We need to realize that everything that we do is actually a choice we are given to see if we want to be like God or we would just like to be on our own which, in the end, would lead us nowhere but to be against God.

We have to be clear and explicit about the intention of all our human acts. God should be the principal end of our actions in the sense that he should not just be treated as a minor or peripheral or optional motive for all our actions. In everything that we do, we should be aware that it is done because of God, first, last and always.

Besides, God should also be the ultimate end of all our actions. Nothing and no one is higher than him. He can never be considered simply as an intermediate end. We can have many, and even endless, intermediate intentions in our actions—like earning money, helping the family, succeeding in some business, etc.—but all these should lead us to God.

Because of that, we should always find ways of how we can relate everything to God. And this task can involve a number of things. We have to develop a strong and intimate relation with God, trying to know him more and more by studying the doctrine of our faith, gaining intimacy with him through prayer and meditation, coming up with an effective plan of life that would keep our intimate relation with God alive and abiding, etc.

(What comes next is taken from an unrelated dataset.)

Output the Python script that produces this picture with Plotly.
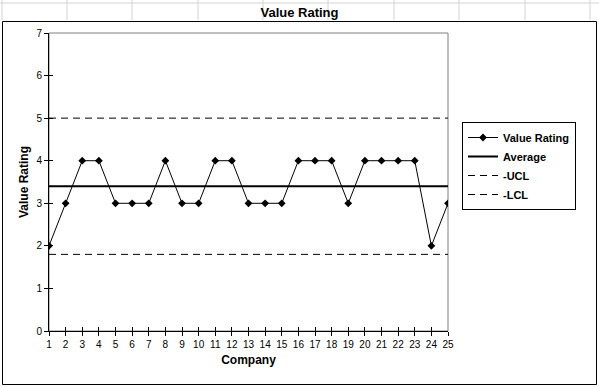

That is why we have to realize that we need to undergo a continuing and life-long spiritual formation. And that’s because the basics and essentials, the old and absolute truth, which we may already know, will always have to cope and somehow need to be enriched by the changing incidentals in life, by the relative, innovative and other evolving things in our life.

In his second letter, St. Peter urges us to go on with our formation: “Strive diligently to supply your faith with virtue, your virtue with knowledge, your knowledge with self-control, your self-control with patience, your patience with piety, your piety with fraternal love, your fraternal love with charity.” (1,5-7)

And as we all know, charity is a never-ending affair, ever making new demands on us, and introducing us to more aspects, dimensions and challenges in life. It will always push us to do more, to give more, to be more.

With the increasingly complicated problems and challenges in our life today, we really need to do things with God and for God since he is the one who knows all things, who has the ultimate solutions to our problems, who can make the impossible possible.